Cool to room temperature before frosting.
I know others were also looking for a good yellow cake recipe. If you try this recipe let me know what you think!
12 comments:
What a great story!
Oh I'm so glad everything fell into place, and those cupcakes are just gorgeous! The liners are stunning as well - wonder if the bride I'm baking for will be willing to pony up for them too...
You did such a great job and everything looked beautiful. My August client wants cupcakes too. Where did you get those liners? Could you email me at danatreat[at]gmail[dot]com? I tried googling a bit but can't find them.
Beautiful cup cakes. Lots of work and looks like it came together just right.
So cool that they turned out great after all your hard work. They look lovely and they sound like they tasted fantastic.
After reading the previous post and this one, I can't believe you had time to do all that. Crazy! Also, pictures? Where are all the pictures of all the food you made?
How could I have not commented on this? These look gorgeous...everthing sounds delicious and those wrappers...well...:)
WC,
I was so busy cooking, I was too tired to take pics afterwards! :(
All looks wonderful, and those are some pretty fancy cupcakes!
I did a wedding a few months back, but my bride wanted plain and simple (which made it entirely less stressful for me!!)
It's a fun experience, isn't it?
oh my!! these are fabulous! i can almost taste them!
I used the yellow cake recipe earlier today - well, it's actually three in the morning, so technically yesterday. Anyway ;D
I'm 18, and my mom is an excellent baker, and when she looked at the apparently unconventional ingredients she discouraged me from making it. But I decided to take a chance even though I didn't have exact measurements for the flour and cornstarch, and I didn't sift either of them on top of that.

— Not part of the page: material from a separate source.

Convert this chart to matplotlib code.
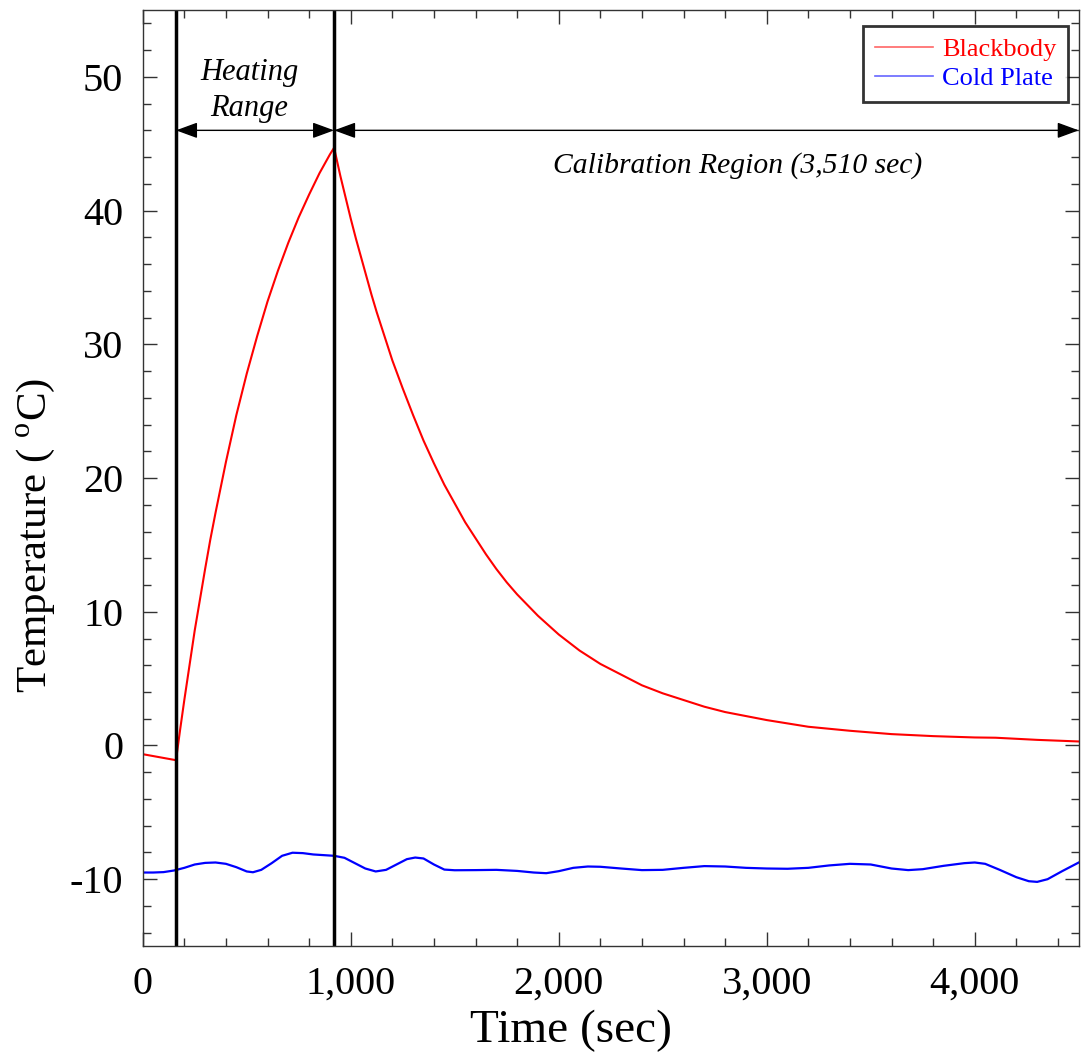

I used about .80 cups for the flour and 3 tbs for the cornstarch. The batter turned out fluffy and light, but still seemed cakey enough to not be called a liquid.
They came out well! They tasted a lot less sugary and a lot more fresh than cupcakes from a box (first time making cupcakes from scratch). It was a very subtle baked vanilla flavor, kind of spongy rather than fluffy but not in a bad way. Definitely more subtle than box cupcakes, and a different texture, too.
They weren't quite moist, per se, though maybe my idea of moist is different than most people's. I also didn't use exact measurements or sifting which could contribue to that as well. On the other hand, they weren't dry either. They were light and pleasant and not overpowering.
I would make these again! I mean, I don't have another yellow cake recipe to compare to, but I think this one's pretty good.
I am going to try this recipe for my little sisters college graduation cupcakes. I would love to get your green tea frosting recipe. Any chance you will share it?